Magic Realism in the Weimar Republic 6.9.18

This is a small but perfectly formed exhibition that runs at Tate Modern till next July. You can get a real sense of it in about 20 minutes, although it deserves a much longer and closer look. But if you’re in a hurry to see the other more famous displays on show on the South Bank, the first two rooms alone capture its essence. Start with Paul Klee’s wondrous watercolour Comedy, move on to George Grosz’s fabulously sleazy self-portrait, revel in the colours of Marc Chagall’s Green Donkey and then pop into the next room to marvel at Otto Dix’s gruesomely lowlife etchings – particularly The Butchers – and his brilliantly bloody watercolour Lust Murder. These pictures will tell you all you need to know about the national nightmare that engulfed Germany in the disastrous aftermath of the First World War.

Much Ado About Nothing 21.8.18

My, how fortunate we are in Greenwich! Just ten days after a fabulous outdoor Measure For Measure at Severndroog Castle we were treated to an equally wonderful alfresco Much Ado About Nothing In St Alfege Park. This time it was the work of touring company Merely Theatre, who managed to capture every nuance of Shakespeare’s most perfect comedy with its double-dealing plot, double-meaning jokes and double-quick repartee. Mostly this was because of the players, who threw themselves into their doubled-up roles with skill, feeling and unbridled energy. Emmy Rose was terrific as bride-to-be Hero and also as her foul nemesis Don John, Simon Grujich made a fine Claudio and an even better Verges, Jennifer Shakesby shone as jobsworth Dogberry and patrician Don Pedro and Andrew Hislop was magnificently stately as Leonato and the Sexton. But the play really belongs to Benedick and Beatrice and they were brought brilliantly to life by Scott Ellis – doubling up hilariously as Hero’s maid – and by Alice Osmanski, who handled the wild swings between slapstick and joy with total credibility, even while they mingled with the audience (and dipped into their picnics) during their verbal jousting and jesting. Director Abigail Anderson also managed to add an extra dimension of fun by underlining the action with terrific interventions of pop music ranging from Cliff Richard’s 1962 No1 The Young Ones to Walk The Moon’s 2014 smash Shut Up And Dance by way of Chumbawamba’s Tubthumping.

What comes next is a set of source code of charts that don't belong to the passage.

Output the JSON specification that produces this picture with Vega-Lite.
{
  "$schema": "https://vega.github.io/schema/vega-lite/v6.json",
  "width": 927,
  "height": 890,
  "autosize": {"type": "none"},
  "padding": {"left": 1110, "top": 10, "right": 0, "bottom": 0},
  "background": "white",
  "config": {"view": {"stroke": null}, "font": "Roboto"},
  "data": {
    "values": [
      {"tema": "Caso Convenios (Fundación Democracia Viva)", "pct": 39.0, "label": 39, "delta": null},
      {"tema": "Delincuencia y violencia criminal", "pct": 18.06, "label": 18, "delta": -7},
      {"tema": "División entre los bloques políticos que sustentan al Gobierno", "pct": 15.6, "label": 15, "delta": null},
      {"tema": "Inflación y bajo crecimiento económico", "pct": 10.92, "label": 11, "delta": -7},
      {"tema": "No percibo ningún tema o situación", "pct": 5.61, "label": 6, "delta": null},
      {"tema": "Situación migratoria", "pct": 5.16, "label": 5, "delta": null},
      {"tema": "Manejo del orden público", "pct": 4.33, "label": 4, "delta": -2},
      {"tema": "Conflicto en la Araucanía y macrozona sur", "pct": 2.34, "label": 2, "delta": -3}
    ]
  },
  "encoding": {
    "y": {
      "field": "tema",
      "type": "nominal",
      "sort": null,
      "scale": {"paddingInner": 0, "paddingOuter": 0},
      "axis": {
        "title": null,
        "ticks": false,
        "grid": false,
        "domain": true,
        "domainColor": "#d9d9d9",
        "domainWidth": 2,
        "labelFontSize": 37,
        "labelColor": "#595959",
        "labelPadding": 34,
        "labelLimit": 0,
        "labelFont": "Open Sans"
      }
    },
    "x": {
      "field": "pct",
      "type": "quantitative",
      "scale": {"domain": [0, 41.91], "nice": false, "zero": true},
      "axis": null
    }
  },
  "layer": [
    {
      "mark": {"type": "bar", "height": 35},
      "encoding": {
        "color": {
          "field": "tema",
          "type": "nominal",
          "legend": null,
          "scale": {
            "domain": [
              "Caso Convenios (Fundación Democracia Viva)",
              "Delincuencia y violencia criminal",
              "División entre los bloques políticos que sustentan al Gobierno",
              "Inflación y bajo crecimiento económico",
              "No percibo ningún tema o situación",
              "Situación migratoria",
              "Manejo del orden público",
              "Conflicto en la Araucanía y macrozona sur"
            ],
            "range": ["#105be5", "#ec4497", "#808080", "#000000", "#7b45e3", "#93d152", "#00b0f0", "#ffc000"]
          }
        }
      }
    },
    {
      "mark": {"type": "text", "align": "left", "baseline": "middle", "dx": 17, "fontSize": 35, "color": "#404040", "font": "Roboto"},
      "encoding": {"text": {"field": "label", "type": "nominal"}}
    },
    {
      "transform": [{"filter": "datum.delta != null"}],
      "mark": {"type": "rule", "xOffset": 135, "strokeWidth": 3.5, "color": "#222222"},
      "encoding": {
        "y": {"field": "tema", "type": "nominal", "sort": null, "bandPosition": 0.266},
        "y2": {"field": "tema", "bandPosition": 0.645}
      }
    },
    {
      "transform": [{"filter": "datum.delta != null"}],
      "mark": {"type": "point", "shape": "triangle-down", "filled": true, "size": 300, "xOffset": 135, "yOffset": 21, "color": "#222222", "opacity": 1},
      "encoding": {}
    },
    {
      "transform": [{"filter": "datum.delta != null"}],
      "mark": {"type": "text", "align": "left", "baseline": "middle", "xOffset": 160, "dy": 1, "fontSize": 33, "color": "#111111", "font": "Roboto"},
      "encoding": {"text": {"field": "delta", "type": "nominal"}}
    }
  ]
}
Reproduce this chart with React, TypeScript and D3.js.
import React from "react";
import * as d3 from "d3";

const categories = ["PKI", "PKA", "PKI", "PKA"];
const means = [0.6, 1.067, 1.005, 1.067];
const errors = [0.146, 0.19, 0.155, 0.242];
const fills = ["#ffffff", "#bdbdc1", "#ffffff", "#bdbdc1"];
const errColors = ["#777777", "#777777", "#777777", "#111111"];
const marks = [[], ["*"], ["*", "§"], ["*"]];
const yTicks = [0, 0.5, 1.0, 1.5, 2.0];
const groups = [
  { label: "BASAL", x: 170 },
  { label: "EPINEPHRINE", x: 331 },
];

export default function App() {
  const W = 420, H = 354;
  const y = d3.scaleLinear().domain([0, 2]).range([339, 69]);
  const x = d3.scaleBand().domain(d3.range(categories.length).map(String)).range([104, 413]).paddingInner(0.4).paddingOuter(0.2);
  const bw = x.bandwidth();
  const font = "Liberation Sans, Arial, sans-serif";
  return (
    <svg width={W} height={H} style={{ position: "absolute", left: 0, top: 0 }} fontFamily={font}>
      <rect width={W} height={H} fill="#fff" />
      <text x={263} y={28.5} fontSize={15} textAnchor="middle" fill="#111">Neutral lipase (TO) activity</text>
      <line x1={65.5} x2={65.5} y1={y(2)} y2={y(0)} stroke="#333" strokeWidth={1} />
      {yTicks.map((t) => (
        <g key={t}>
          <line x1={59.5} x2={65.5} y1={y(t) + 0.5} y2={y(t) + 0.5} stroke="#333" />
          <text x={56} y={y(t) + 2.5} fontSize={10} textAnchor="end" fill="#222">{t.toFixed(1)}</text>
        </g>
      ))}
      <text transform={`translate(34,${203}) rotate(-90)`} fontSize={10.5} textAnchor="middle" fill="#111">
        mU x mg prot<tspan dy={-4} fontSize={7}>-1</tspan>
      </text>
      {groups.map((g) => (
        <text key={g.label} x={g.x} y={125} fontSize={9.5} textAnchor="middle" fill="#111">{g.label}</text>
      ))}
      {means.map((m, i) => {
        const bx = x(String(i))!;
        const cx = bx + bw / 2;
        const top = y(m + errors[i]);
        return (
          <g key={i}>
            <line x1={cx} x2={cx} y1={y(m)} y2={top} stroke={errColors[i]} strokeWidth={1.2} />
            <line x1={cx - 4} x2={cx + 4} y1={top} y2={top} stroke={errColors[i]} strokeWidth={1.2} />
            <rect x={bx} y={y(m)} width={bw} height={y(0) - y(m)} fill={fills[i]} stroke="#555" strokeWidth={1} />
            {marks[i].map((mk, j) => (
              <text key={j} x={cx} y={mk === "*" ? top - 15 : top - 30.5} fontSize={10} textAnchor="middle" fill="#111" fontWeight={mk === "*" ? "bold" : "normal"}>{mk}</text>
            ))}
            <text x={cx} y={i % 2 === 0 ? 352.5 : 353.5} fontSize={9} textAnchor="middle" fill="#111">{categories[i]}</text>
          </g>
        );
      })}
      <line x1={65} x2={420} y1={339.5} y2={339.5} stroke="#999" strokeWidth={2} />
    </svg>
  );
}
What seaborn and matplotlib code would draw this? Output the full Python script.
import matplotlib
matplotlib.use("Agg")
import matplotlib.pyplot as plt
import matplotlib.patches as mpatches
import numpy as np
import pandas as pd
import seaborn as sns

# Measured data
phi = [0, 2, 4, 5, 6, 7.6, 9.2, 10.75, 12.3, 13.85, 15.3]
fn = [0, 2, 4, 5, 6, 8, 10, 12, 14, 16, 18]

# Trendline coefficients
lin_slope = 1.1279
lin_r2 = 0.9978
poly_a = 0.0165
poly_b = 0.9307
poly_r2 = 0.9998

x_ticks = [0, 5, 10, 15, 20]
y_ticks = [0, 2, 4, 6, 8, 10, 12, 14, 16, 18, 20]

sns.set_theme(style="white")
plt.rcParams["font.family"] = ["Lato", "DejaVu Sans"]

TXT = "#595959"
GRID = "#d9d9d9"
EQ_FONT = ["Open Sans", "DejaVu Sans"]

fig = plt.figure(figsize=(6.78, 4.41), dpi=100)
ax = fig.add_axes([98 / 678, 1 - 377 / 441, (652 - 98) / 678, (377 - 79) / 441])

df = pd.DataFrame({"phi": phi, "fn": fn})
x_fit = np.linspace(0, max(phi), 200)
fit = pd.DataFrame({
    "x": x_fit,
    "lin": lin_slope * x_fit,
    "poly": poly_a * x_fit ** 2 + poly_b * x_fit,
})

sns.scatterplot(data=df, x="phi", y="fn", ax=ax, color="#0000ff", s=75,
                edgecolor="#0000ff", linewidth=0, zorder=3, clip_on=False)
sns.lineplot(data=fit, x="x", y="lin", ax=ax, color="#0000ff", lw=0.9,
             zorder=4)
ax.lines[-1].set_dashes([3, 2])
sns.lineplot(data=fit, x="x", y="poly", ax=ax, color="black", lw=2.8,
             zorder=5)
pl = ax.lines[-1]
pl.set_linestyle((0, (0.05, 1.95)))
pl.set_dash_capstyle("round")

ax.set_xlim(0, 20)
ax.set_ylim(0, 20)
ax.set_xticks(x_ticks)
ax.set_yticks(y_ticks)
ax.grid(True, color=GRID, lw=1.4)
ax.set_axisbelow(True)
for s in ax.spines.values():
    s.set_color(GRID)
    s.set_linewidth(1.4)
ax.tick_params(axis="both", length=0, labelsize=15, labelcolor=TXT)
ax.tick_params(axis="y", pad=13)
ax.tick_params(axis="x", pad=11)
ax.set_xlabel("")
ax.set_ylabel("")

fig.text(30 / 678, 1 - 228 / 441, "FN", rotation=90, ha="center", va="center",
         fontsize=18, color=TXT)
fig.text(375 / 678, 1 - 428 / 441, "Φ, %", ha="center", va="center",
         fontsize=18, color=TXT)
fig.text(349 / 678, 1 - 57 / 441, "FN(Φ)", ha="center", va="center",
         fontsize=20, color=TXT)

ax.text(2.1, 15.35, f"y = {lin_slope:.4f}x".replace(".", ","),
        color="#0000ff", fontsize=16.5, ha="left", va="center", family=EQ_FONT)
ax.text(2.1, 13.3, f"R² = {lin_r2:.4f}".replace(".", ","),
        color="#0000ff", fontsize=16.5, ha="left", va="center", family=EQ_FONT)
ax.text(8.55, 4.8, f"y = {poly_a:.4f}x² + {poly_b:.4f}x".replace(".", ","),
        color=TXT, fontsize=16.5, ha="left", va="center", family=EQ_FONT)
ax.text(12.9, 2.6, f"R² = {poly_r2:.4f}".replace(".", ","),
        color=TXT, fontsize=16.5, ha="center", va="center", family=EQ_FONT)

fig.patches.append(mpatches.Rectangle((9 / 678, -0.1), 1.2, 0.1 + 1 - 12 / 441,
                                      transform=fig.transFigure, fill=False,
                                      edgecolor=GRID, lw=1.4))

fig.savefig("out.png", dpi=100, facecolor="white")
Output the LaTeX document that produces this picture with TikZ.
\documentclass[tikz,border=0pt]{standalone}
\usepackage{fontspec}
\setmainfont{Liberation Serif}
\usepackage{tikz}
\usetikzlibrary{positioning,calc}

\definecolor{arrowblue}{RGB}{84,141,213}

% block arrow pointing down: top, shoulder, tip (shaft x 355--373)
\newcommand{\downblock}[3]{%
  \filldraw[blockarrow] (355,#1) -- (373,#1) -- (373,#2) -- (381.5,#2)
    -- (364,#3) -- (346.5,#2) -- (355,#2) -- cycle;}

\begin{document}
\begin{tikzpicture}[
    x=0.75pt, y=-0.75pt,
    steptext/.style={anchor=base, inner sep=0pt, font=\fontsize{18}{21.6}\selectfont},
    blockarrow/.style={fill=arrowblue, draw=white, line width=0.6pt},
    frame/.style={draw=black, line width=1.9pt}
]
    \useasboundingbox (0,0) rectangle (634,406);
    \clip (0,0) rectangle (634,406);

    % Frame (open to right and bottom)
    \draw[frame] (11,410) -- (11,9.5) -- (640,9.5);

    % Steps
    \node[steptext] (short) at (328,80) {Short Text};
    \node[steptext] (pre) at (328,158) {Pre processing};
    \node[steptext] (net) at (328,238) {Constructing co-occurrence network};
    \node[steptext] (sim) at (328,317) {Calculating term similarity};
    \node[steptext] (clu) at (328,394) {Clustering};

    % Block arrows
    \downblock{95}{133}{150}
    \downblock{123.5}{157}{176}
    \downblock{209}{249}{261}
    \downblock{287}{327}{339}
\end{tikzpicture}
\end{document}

I don’t recall ever seeing a more breathlessly entertaining – or easier to understand – version of this play. I look forward to the next time Merely Theatre are in town.

Eigengrau 1.8.18

It’s self-evident that a great play can be ruined by a below-par cast – no doubt we all have any number of examples in our memories. But the reverse is also true, as New Light Production’s staging of Penelope Skinner’s Eigengrau at Greenwich Theatre proved. The play calls itself an urban fairytale and follows the romantic adventures of four people living in London. It’s full of truly terrific comic one-liners – so full, in fact, that there’s almost no time left for the narrative. As for the characters, they were little more than ciphers – and walking cliché ciphers at that. But despite the problems, the cast – directed by Aoife Smyth – was absolutely tremendous, with Joseph Holdroyd as granny-fixated saddo Tim, Katharine Hardman as ultra-feminist Cassie, Joseph McCarthy as misogynist Mark and Robyn Wilson as fantasist Rose giving it their all and ensuring the audience had plenty to enjoy. And I must pay tribute to Katharine Davies-Herbst’s set. In an era when sets tend to be minimalist in the extreme, hers made a significant contribution to creating an authentic atmosphere for the drama.